Interior Leenane Hotel

We went to Connemara for a short break, the winter just gone. Mind, with snow falling in February, the winter’s not exactly gone yet. Back in November, we stayed in the Leenane Hotel on Killary Harbour. It’s a late eighteenth century coach inn, modernised, but with its cosy atmosphere maintained. It made an excellent base for touring Connemara and there were excellent walks nearby, and the Ashleigh Falls just up the road. As night fell at four we would return to this haven for a pint of Guinness before the blazing turf fire. The time was opportune.

In this acrylic I am standing in the lobby slowly taking in the internal panorama. All is quiet, the place all but empty. But I am there and M awaits by the fireside. Beyond at the bar, our pints are being pulled. So, poised between the cold and heat, the inner and the outer worlds, time takes a second to pause as we await our aperitif.

I am inspired here by the wonderful Dutch painters of interiors, such as Jan Vermeer, chronicler of domestic scenes of the17th century. The checkerboard tiles floors are a regular feature of his paintings. They make a timeless surface, from ancient days to ultra modern. They even suggest, in certain illustrations, Einstein’s configuration of the space time continuum. Music Lesson, Art of Painting, The Astronomer, the Geographer, Lady Writing a Letter, the latter in the National Gallery in Dublin, are amongst Vermeer’s greatest hits. These paintings feature the major art forms: writing, painting and music, and the sciences of the world and the universe. Each caught for a perfect moment in the amber eye of the artist.

That is what I am looking for in my painting, and in life I suppose. Who doesn’t? In a moment of perfection, all stories await their writing. And then we’ll see.

Fabulous Fore

The village of Fore lies in County Westmeath, in the centre of Ireland. In this part of the North Midlands, you are heading into Drumlin country. Here, the fairly flat green cloth of the central Plain crumples up into a picturesque maze of hillocks and lakes, fit for a Hobbit. Drumlin is an Irish word meaning small hill. Found all over Ireland, but particularly on the northern end of the midlands, they were carved out of the soft earth of low lying country by the retreating glaciers of the last ice age.

The area is off the beaten track. There is much of interest here, as Meath was once the centre of Ireland (Meath means middle), politically and religiously, pagan and christian. Meath and Westmeath were sundered in 1543. Around Fore there are fine walks and fishing, with a rich store of heritage. It is under fifteen kilometres to Lough Crew in Meath, with ancient hilltop megalithic tombs more than five thousand years old.
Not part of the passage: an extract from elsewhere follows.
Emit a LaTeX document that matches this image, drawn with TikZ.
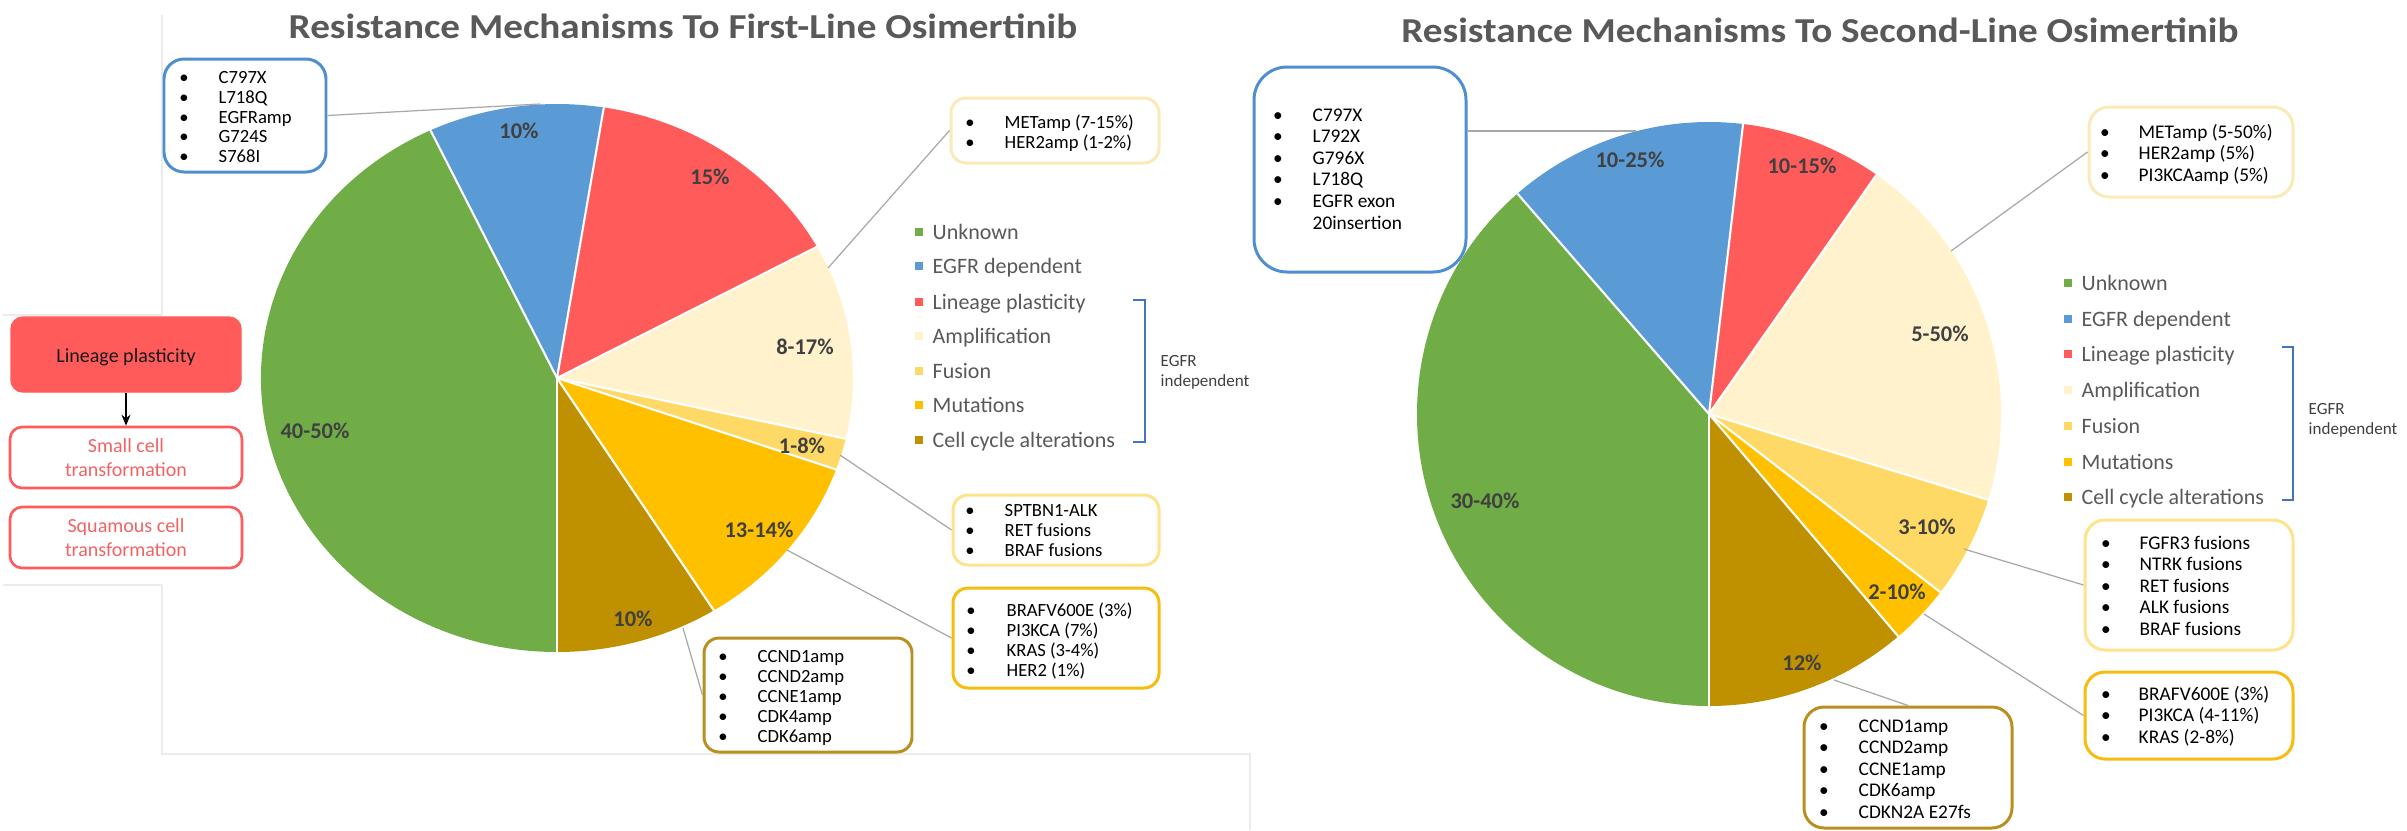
\documentclass[tikz,border=0pt]{standalone}
\usepackage{fontspec}
\setmainfont{Carlito}
\usetikzlibrary{arrows.meta}
\definecolor{cgreen}{HTML}{70AD47}
\definecolor{cblue}{HTML}{5B9BD5}
\definecolor{cbluebox}{HTML}{4F8FD0}
\definecolor{cred}{HTML}{FF5B5B}
\definecolor{ccream}{HTML}{FFF2CC}
\definecolor{cfus}{HTML}{FFD966}
\definecolor{cmut}{HTML}{FFC000}
\definecolor{cbrown}{HTML}{BF9000}
\definecolor{bmet}{HTML}{FBEAB8}
\definecolor{bfus}{HTML}{FFE28C}
\definecolor{bmut}{HTML}{F7BC10}
\definecolor{bccnd}{HTML}{B98F22}
\definecolor{ctitle}{HTML}{595959}
\definecolor{clab}{HTML}{404040}
\definecolor{cbrack}{HTML}{4472C4}
\definecolor{cconn}{HTML}{A8A8A8}
\definecolor{cframe}{HTML}{EBEBEB}
\definecolor{credtext}{HTML}{F06464}
\newcommand\pslice[7]{\fill[#7] (#1,#2) -- ({#1+#3*cos(#5)},{#2-#4*sin(#5)}) arc[start angle={-(#5)}, end angle={-(#6)}, x radius=#3, y radius=#4] -- cycle;}
\newcommand\prad[5]{\draw[sepline] (#1,#2) -- ({#1+#3*cos(#5)},{#2-#4*sin(#5)});}
\tikzset{
  sepline/.style={white, line width=0.6pt},
  ttl/.style={font=\bfseries\fontsize{9.96pt}{12pt}\selectfont, text=ctitle, inner sep=0pt, anchor=base},
  pct/.style={font=\bfseries\fontsize{6.4pt}{7pt}\selectfont, text=clab, inner sep=0pt},
  lgd/.style={font=\fontsize{6.26pt}{7pt}\selectfont, text=ctitle, inner sep=0pt, anchor=base west},
  lsq/.style={minimum size=0.8mm, inner sep=0pt},
  indep/.style={font=\fontsize{4.85pt}{5.7pt}\selectfont, text=clab, inner sep=0pt, align=left, anchor=west},
  ibox/.style={draw, line width=0.85pt, fill=white, inner sep=0pt},
  itl/.style={font=\fontsize{5.3pt}{5.69pt}\selectfont, inner sep=0pt},
  itr/.style={font=\fontsize{5.5pt}{6.15pt}\selectfont, inner sep=0pt},
  conn/.style={cconn, line width=0.35pt},
  brack/.style={cbrack, line width=0.55pt},
  frame/.style={cframe, line width=0.3pt},
  redbox/.style={draw=cred, line width=0.75pt, rounded corners=1.2mm, minimum width=23.2mm, minimum height=6.1mm, inner sep=0pt, align=center, font=\fontsize{5.7pt}{6.83pt}\selectfont, text=credtext}
}
\begin{document}
\begin{tikzpicture}[x=0.1mm, y=-0.1mm]
\useasboundingbox (0,0) rectangle (2407,830);
\fill[white] (0,0) rectangle (2407,830);

% faint frames
\draw[frame] (162,15) -- (162,315);
\draw[frame] (3,315) -- (162,315);
\draw[frame] (3,585) -- (162,585);
\draw[frame] (162,585) -- (162,754) -- (1250,754) -- (1250,830);

% titles
\node[ttl] (T1) at (683,38) {\scalebox{1.12}[1]{Resistance Mechanisms To First-Line Osimertinib}};
\node[ttl] (T2) at (1820,42) {\scalebox{1.12}[1]{Resistance Mechanisms To Second-Line Osimertinib}};

% ---------- left pie ----------
\pslice{557}{378}{296}{274}{80.9}{115.3}{cblue}
\pslice{557}{378}{296}{274}{28.6}{80.9}{cred}
\pslice{557}{378}{296}{274}{-12.8}{28.6}{ccream}
\pslice{557}{378}{296}{274}{-19.5}{-12.8}{cfus}
\pslice{557}{378}{296}{274}{-58}{-19.5}{cmut}
\pslice{557}{378}{296}{274}{-90}{-58}{cbrown}
\pslice{557}{378}{296}{274}{115.3}{270}{cgreen}
\foreach \a in {80.9,115.3,28.6,-12.8,-19.5,-58,-90}{\prad{557}{378}{296}{274}{\a}}

\node[pct] (l1) at (519,131) {10\%};
\node[pct] (l2) at (710,177) {15\%};
\node[pct] (l3) at (805,347) {8-17\%};
\node[pct] (l4) at (802,446) {1-8\%};
\node[pct] (l5) at (759,530) {13-14\%};
\node[pct] (l6) at (633,619) {10\%};
\node[pct] (l7) at (315,431) {40-50\%};

% left legend
\foreach \y/\c/\t [count=\i] in {232/cgreen/Unknown, 266/cblue/EGFR dependent, 302/cred/Lineage plasticity, 336/ccream/Amplification, 371/cfus/Fusion, 405/cmut/Mutations, 440/cbrown/Cell cycle alterations}{
  \node[lsq, fill=\c] (lsq\i) at (919,\y) {};
  \node[lgd] (lt\i) at (932,\y+7) {\t};
}
\draw[brack] (1133,300) -- (1145,300) -- (1145,442) -- (1133,442);
\node[indep] (lind) at (1160,372) {EGFR\\independent};

% left panel
\node[fill=cred, draw=cred, rounded corners=1.2mm, minimum width=23mm, minimum height=7.5mm, inner sep=0pt] (LP) at (126,354.5) {};
\node[font=\fontsize{5.7pt}{6.8pt}\selectfont, text=black!90, inner sep=0pt, anchor=base] (LPt) at (126,362) {Lineage plasticity};
\node[redbox] (SC) at (126,457.5) {Small cell\\transformation};
\node[redbox] (SQ) at (126,537.5) {Squamous cell\\transformation};
\draw[-{Stealth[length=1.1mm,width=0.9mm]}, line width=0.35pt] (LP.south) -- (SC.north);

% left boxes
\node[ibox, draw=cbluebox, rounded corners=2mm, minimum width=16.2mm, minimum height=11.3mm] (LB) at (245,115.5) {};
\node[itl, anchor=base] (LBb) at (184,83) {\begin{tabular}[t]{@{}c@{}}•\\•\\•\\•\\•\end{tabular}};
\node[itl, anchor=base west] (LBt) at (218,83) {\begin{tabular}[t]{@{}l@{}}C797X\\L718Q\\EGFRamp\\G724S\\S768I\end{tabular}};

\node[ibox, draw=bmet, rounded corners=1.5mm, minimum width=20.8mm, minimum height=6.5mm] (LM) at (1055,130.5) {};
\node[itl, anchor=base] (LMb) at (970,128) {\begin{tabular}[t]{@{}c@{}}•\\•\end{tabular}};
\node[itl, anchor=base west] (LMt) at (1004,128) {\begin{tabular}[t]{@{}l@{}}METamp (7-15\%)\\HER2amp (1-2\%)\end{tabular}};

\node[ibox, draw=bfus, rounded corners=1.5mm, minimum width=20.6mm, minimum height=7mm] (LF) at (1056,530) {};
\node[itl, anchor=base] (LFb) at (970,516) {\begin{tabular}[t]{@{}c@{}}•\\•\\•\end{tabular}};
\node[itl, anchor=base west] (LFt) at (1004,516) {\begin{tabular}[t]{@{}l@{}}SPTBN1-ALK\\RET fusions\\BRAF fusions\end{tabular}};

\node[ibox, draw=bmut, rounded corners=1.5mm, minimum width=20.6mm, minimum height=10mm] (LMu) at (1056,638) {};
\node[itl, anchor=base] (LMub) at (971,616) {\begin{tabular}[t]{@{}c@{}}•\\•\\•\\•\end{tabular}};
\node[itl, anchor=base west] (LMut) at (1006,616) {\begin{tabular}[t]{@{}l@{}}BRAFV600E (3\%)\\PI3KCA (7\%)\\KRAS (3-4\%)\\HER2 (1\%)\end{tabular}};

\node[ibox, draw=bccnd, rounded corners=1.5mm, minimum width=20.8mm, minimum height=11.4mm] (LC) at (808,695) {};
\node[itl, anchor=base] (LCb) at (723,662) {\begin{tabular}[t]{@{}c@{}}•\\•\\•\\•\\•\end{tabular}};
\node[itl, anchor=base west] (LCt) at (757,662) {\begin{tabular}[t]{@{}l@{}}CCND1amp\\CCND2amp\\CCNE1amp\\CDK4amp\\CDK6amp\end{tabular}};

% left connectors
\coordinate (lpB) at (540,104);
\coordinate (lpM) at (828,268);
\coordinate (lpF) at (840,455);
\coordinate (lpMu) at (787,550);
\coordinate (lpC) at (683,628);
\draw[conn] (LB.east) -- (lpB);
\draw[conn] (LM.west) -- (lpM);
\draw[conn] (LF.west) -- (lpF);
\draw[conn] (LMu.west) -- (lpMu);
\draw[conn] (LC.west) -- (lpC);

% ---------- right pie ----------
\pslice{1709}{414}{292}{292}{83.3}{131}{cblue}
\pslice{1709}{414}{292}{292}{55}{83.3}{cred}
\pslice{1709}{414}{292}{292}{-17.1}{55}{ccream}
\pslice{1709}{414}{292}{292}{-37.6}{-17.1}{cfus}
\pslice{1709}{414}{292}{292}{-49.6}{-37.6}{cmut}
\pslice{1709}{414}{292}{292}{-90}{-49.6}{cbrown}
\pslice{1709}{414}{292}{292}{131}{270}{cgreen}
\foreach \a in {83.3,131,55,-17.1,-37.6,-49.6,-90}{\prad{1709}{414}{292}{292}{\a}}

\node[pct] (r1) at (1630,160) {10-25\%};
\node[pct] (r2) at (1802,166) {10-15\%};
\node[pct] (r3) at (1940,334) {5-50\%};
\node[pct] (r4) at (1927,527) {3-10\%};
\node[pct] (r5) at (1897,592) {2-10\%};
\node[pct] (r6) at (1802,663) {12\%};
\node[pct] (r7) at (1485,501) {30-40\%};

% right legend
\foreach \y/\c/\t [count=\i] in {283/cgreen/Unknown, 319/cblue/EGFR dependent, 354/cred/Lineage plasticity, 390/ccream/Amplification, 426/cfus/Fusion, 462/cmut/Mutations, 497/cbrown/Cell cycle alterations}{
  \node[lsq, fill=\c] (rsq\i) at (2068,\y) {};
  \node[lgd] (rt\i) at (2081,\y+7) {\t};
}
\draw[brack] (2282,347) -- (2293,347) -- (2293,500) -- (2282,500);
\node[indep] (rind) at (2308,420) {EGFR\\independent};

% right boxes
\node[ibox, draw=cbluebox, rounded corners=3.3mm, minimum width=21.2mm, minimum height=20.5mm] (RB) at (1360,169.5) {};
\node[itr, anchor=base] (RBb) at (1278,121) {\begin{tabular}[t]{@{}c@{}}•\\•\\•\\•\\•\end{tabular}};
\node[itr, anchor=base west] (RBt) at (1312,121) {\begin{tabular}[t]{@{}l@{}}C797X\\L792X\\G796X\\L718Q\\EGFR exon\\20insertion\end{tabular}};

\node[ibox, draw=bmet, rounded corners=2mm, minimum width=20.4mm, minimum height=9mm] (RM) at (2191,152) {};
\node[itr, anchor=base] (RMb) at (2105,138) {\begin{tabular}[t]{@{}c@{}}•\\•\\•\end{tabular}};
\node[itr, anchor=base west] (RMt) at (2138,138) {\begin{tabular}[t]{@{}l@{}}METamp (5-50\%)\\HER2amp (5\%)\\PI3KCAamp (5\%)\end{tabular}};

\node[ibox, draw=bfus, rounded corners=2mm, minimum width=20.8mm, minimum height=13mm] (RF) at (2189,585) {};
\node[itr, anchor=base] (RFb) at (2106,549) {\begin{tabular}[t]{@{}c@{}}•\\•\\•\\•\\•\end{tabular}};
\node[itr, anchor=base west] (RFt) at (2139,549) {\begin{tabular}[t]{@{}l@{}}FGFR3 fusions\\NTRK fusions\\RET fusions\\ALK fusions\\BRAF fusions\end{tabular}};

\node[ibox, draw=bmut, rounded corners=2mm, minimum width=20.8mm, minimum height=8.7mm] (RMu) at (2189,715.5) {};
\node[itr, anchor=base] (RMub) at (2106,700) {\begin{tabular}[t]{@{}c@{}}•\\•\\•\end{tabular}};
\node[itr, anchor=base west] (RMut) at (2138,700) {\begin{tabular}[t]{@{}l@{}}BRAFV600E (3\%)\\PI3KCA (4-11\%)\\KRAS (2-8\%)\end{tabular}};

\node[ibox, draw=bccnd, rounded corners=2mm, minimum width=20.8mm, minimum height=12.1mm] (RC) at (1908,767.5) {};
\node[itr, anchor=base] (RCb) at (1824,732) {\begin{tabular}[t]{@{}c@{}}•\\•\\•\\•\\•\end{tabular}};
\node[itr, anchor=base west] (RCt) at (1858,732) {\begin{tabular}[t]{@{}l@{}}CCND1amp\\CCND2amp\\CCNE1amp\\CDK6amp\\CDKN2A E27fs\end{tabular}};

% right connectors
\coordinate (rpB) at (1636,131);
\coordinate (rpM) at (1951,251);
\coordinate (rpF) at (1964,549);
\coordinate (rpMu) at (1924,614);
\coordinate (rpC) at (1834,680);
\draw[conn] (RB.east |- rpB) -- (rpB);
\draw[conn] (RM.west) -- (rpM);
\draw[conn] (RF.west) -- (rpF);
\draw[conn] (RMu.west) -- (rpMu);
\draw[conn] (RC.north) -- (rpC);
\end{tikzpicture}
\end{document}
Nearby, Mullaghmeen Forest walk is ten kilometres north, where Meath and Westmeath meet, overlooking Lough Sheelin along the Cavan border. The walk winds through a wonderful beech forest and climbs to a cairn marking the highest point in the county, which at 258 metres is the lowest county peak in Ireland.

Fore is nestled between the Hills of Ben and Houndslow on rising ground above Lough Lene known as Ankerland. The name Fore denotes water springs in Irish. It is said St Feichin summoned the waters with his staff to power the mill for the Abbey. St Feichin founded his abbey here in 630. Feichin, despite its sound to or ears, is quite an appealing name. It means little raven in Gaelic. He died in 665, but his foundation endured intact until Norman times despite at least a dozen burnings by the Vikings.

Hugh de Lacy, Lord of Meath, established the larger abbey in 1180. Benedictine monks came over from Normandy to run the abbey which remained active for a further four centuries before being disestablished in 1539 when Henry VIII dissolved the monasteries.

The ruins have been well preserved, comprising an impressive collection of largely intact Romanesque buildings dating mostly from the fifteenth century. The complex rises like a mirage from the surrounding marsh. It’s such an eerie feeling, like walking on water into ancient times. Over our shoulders we can see St Fechin’s abbey diminish beneath a startling rocky outcrop. Pushing on, there is a boardwalk through the marshland to take us right into the Abbey. The buildings suggest a large fortified castle and settlement of medieval times. In its heyday the complex accommodated three hundred monks and two thousand students. Now all is quiet.

You can continue the walk through to a well maintained path over low hill and woodland which loops back to the village. There a interesting carved artworks dotted along the way, drawing on the rich heritage of ancient Celtic and early Christian, as well as the natural magic of the woodland.

The modern church of St Feichin stands outside the village, the entrance still marked by the remains of medieval village gates. There are two welcoming hostelries, the Abbey House with its attractive stone frontage and the Seven Wonders Bar. This namechecks the Seven Wonders of Fore. And they are, in no particular order: the monastery in a bog, the mill without a race, the water that flows uphill, the water that won’t boil, the tree that won’t burn, the anchorite in stone, and the lintel raised by St Feichin’s prayers. He was a mighty man, to be sure. We raised seven pints in his honour.